/uspto-4th-place-solution

Primary LanguageJupyter NotebookMIT LicenseMIT

This is the 4th Place Solution for the USPTO - Explainable AI for Patent Professionals (Kaggle competition).

How to Reproduce (for Competition Organizers)

Hardware

  • CPU: Intel Core i9 13900KF (24 cores, 32 threads)
  • GPU: NVIDIA GeForce RTX 4090
  • RAM: 64GB

OS/platform

  • WSL2 (version 2.0.9.0, Ubuntu 22.04.2 LTS)

3rd-party software

Please check the dockerfile in /kaggle/.devcontainer

Preprocess

Solution with magic

  1. put the competition data in input/uspto-boolean-search-optimization
    • ex. input/uspto-boolean-search-optimization/test.csv
  2. put the whoosh wheel in input/whoosh-wheel-2-7-4
    • (input/whoosh-wheel-2-7-4/Whoosh-2.7.4-py2.py3-none-any.whl)
  3. save tokenized text data
    • input/all-index/gen.ipynb
    • input/all-index-per-patent/split.ipynb
      • Too many files may cause errors along the way. In that case, run it again (the rest will be saved in a separate directory).
    • input/all-index-per-patent/split/gen_db.ipynb
  4. count cpc frequency
    • input/cpc-counts/cpc_freq.ipynb
  5. count token frequency
    • input/token-counts/word_freq.ipynb
  6. generate DB for mapping cpc to patents
    • input/cpc2patents/save_db.ipynb
  7. generate DB for mapping rare_token to patents
    • input/rare-tokens/gen.ipynb
    • input/rare-tokens/save_db.ipynb
  8. generate DB for mapping patent to cpcs
    • input/patent2cpc/save_db.ipynb

Only Solution without magic

  1. complete all steps above (1.~6.)
  2. generate .json for mapping cpc to patents
    • input/cpc-mapping/cpc_mapping.ipynb
  3. generate DB for (cpc, token) to patents
    • input/preprocess-complete/save_cpc_token_lists.ipynb
    • input/preprocess-complete/save_patent_wise.ipynb
    • input/preprocess-complete/split/gen_leveldb.ipynb
    • input/preprocess-complete-v2/save_cpc_token_lists.ipynb
    • input/preprocess-complete-v2/save_patent_wise.ipynb
    • input/preprocess-complete-v2/split/gen_leveldb.ipynb
    • this step will take at least 2 weeks in my environment.
    • save_cpc_token_lists may stop due to OOM or other reasons. In that case, please execute again. (It will resume from where it left off.)
  4. generate DB for publication_number (row id) to token
    • input/preprocess-all-token-single/save.ipynb
    • input/preprocess-all-token-single/gen_leveldb.ipynb

NOTE:

  • To avoid OOM, free memory when each notebook is finished executing.
  • The submission notebooks will delete all data in /kaggle/working when they are executed.
  • Sufficient disk space is required.
    • At least 2TB is required.
    • If you do not have enough space, please delete unnecessary intermediate files as appropriate.

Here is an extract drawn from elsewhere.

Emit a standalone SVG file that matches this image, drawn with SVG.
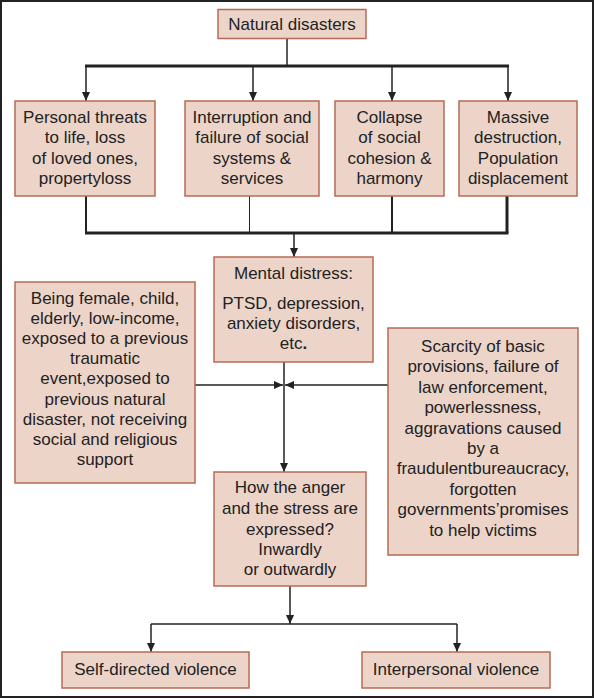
<svg xmlns="http://www.w3.org/2000/svg" width="594" height="698" viewBox="0 0 594 698">
<style>
.box{fill:#ecd4c9;stroke:#b66a55;stroke-width:1.5}
text{font-family:"Liberation Sans",Arial,sans-serif;font-size:17px;fill:#222;text-anchor:middle}
.ln{stroke:#222;fill:none;stroke-width:1.5}
.arr{marker-end:url(#ah)}
</style>
<defs>
<marker id="ah" markerUnits="userSpaceOnUse" markerWidth="10" markerHeight="10" viewBox="0 0 10 10" refX="9" refY="5" orient="auto">
<path d="M0,1 L9,5 L0,9 Z" fill="#222"/>
</marker>
</defs>
<rect x="1" y="1" width="592" height="696" fill="#fff" stroke="#222" stroke-width="2"/>
<g id="connectors">
<line class="ln" x1="287" y1="38" x2="287" y2="66" stroke-width="2.5"/>
<line class="ln" x1="85" y1="66" x2="509" y2="66" style="stroke-width:3"/>
<line class="ln arr" x1="86" y1="66" x2="86" y2="101"/>
<line class="ln arr" x1="253" y1="66" x2="253" y2="101"/>
<line class="ln arr" x1="392" y1="66" x2="392" y2="101"/>
<line class="ln arr" x1="508" y1="66" x2="508" y2="101"/>
<line class="ln" x1="86" y1="196" x2="86" y2="233" style="stroke-width:2"/>
<line class="ln" x1="249.5" y1="196" x2="249.5" y2="233" style="stroke-width:1"/>
<line class="ln" x1="392" y1="196" x2="392" y2="233" style="stroke-width:2"/>
<line class="ln" x1="507" y1="196" x2="507" y2="233" style="stroke-width:3"/>
<line class="ln" x1="85" y1="233" x2="508.5" y2="233" style="stroke-width:3"/>
<line class="ln arr" x1="294" y1="233" x2="294" y2="257"/>
<line class="ln arr" x1="284" y1="362" x2="284" y2="472"/>
<line class="ln arr" x1="195" y1="385" x2="283" y2="385"/>
<line class="ln arr" x1="390" y1="385" x2="285" y2="385"/>
<line class="ln arr" x1="290" y1="586" x2="290" y2="624"/>
<line class="ln" x1="151" y1="624" x2="457" y2="624"/>
<line class="ln arr" x1="151" y1="624" x2="151" y2="652"/>
<line class="ln arr" x1="457" y1="624" x2="457" y2="652"/>
</g>
<g id="n_disasters">
<rect class="box" x="218" y="9.5" width="148" height="29"/>
<text x="292" y="30">Natural disasters</text>
</g>
<g id="n_personal">
<rect class="box" x="15" y="101" width="140" height="95"/>
<text x="85" y="123">Personal threats</text>
<text x="85" y="143.3">to life, loss</text>
<text x="85" y="163.6">of loved ones,</text>
<text x="85" y="184">propertyloss</text>
</g>
<g id="n_interruption">
<rect class="box" x="185" y="101" width="134" height="95"/>
<text x="252" y="123">Interruption and</text>
<text x="252" y="143.3">failure of social</text>
<text x="252" y="163.6">systems &amp;</text>
<text x="252" y="184">services</text>
</g>
<g id="n_collapse">
<rect class="box" x="335" y="101" width="109" height="95"/>
<text x="389.5" y="123">Collapse</text>
<text x="389.5" y="143.3">of social</text>
<text x="389.5" y="163.6">cohesion &amp;</text>
<text x="389.5" y="184">harmony</text>
</g>
<g id="n_massive">
<rect class="box" x="459" y="101" width="118" height="95"/>
<text x="518" y="123">Massive</text>
<text x="518" y="143.3">destruction,</text>
<text x="518" y="163.6">Population</text>
<text x="518" y="184">displacement</text>
</g>
<g id="n_mental">
<rect class="box" x="214" y="257" width="159" height="105"/>
<text x="293.5" y="279">Mental distress:</text>
<text x="293.5" y="309">PTSD, depression,</text>
<text x="293.5" y="329">anxiety disorders,</text>
<text x="293.5" y="349">etc<tspan font-weight="bold">.</tspan></text>
</g>
<g id="n_risk">
<rect class="box" x="15" y="282" width="180" height="201"/>
<text x="105" y="304">Being female, child,</text>
<text x="105" y="324.1">elderly, low-income,</text>
<text x="105" y="344.2">exposed to a previous</text>
<text x="105" y="364.3">traumatic</text>
<text x="105" y="384.4">event,exposed to</text>
<text x="105" y="404.5">previous natural</text>
<text x="105" y="424.6">disaster, not receiving</text>
<text x="105" y="444.7">social and religious</text>
<text x="105" y="464.8">support</text>
</g>
<g id="n_scarcity">
<rect class="box" x="388" y="328" width="190" height="227"/>
<text x="483" y="352">Scarcity of basic</text>
<text x="483" y="372.4">provisions, failure of</text>
<text x="483" y="392.8">law enforcement,</text>
<text x="483" y="413.2">powerlessness,</text>
<text x="483" y="433.6">aggravations caused</text>
<text x="483" y="454">by a</text>
<text x="483" y="474.4">fraudulentbureaucracy,</text>
<text x="483" y="494.8">forgotten</text>
<text x="483" y="515.2">governments’promises</text>
<text x="483" y="535.6">to help victims</text>
</g>
<g id="n_how">
<rect class="box" x="214" y="472" width="152" height="114"/>
<text x="290" y="493">How the anger</text>
<text x="290" y="514">and the stress are</text>
<text x="290" y="535">expressed?</text>
<text x="290" y="555">Inwardly</text>
<text x="290" y="575">or outwardly</text>
</g>
<g id="n_self">
<rect class="box" x="62" y="652" width="187" height="36"/>
<text x="155.5" y="675">Self-directed violence</text>
</g>
<g id="n_inter">
<rect class="box" x="362" y="652" width="188" height="36"/>
<text x="456" y="675">Interpersonal violence</text>
</g>
</svg>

Supplemental Information for Competition Organizers

  • Dockerfile is used instead of B4.requirements.txt.
  • src/config.yaml is used instead of B6. SETTINGS.json.
  • There are no B7. Serialized copy of the trained model.
  • B8. entry_points.md is not included because my all codes are .ipynb format.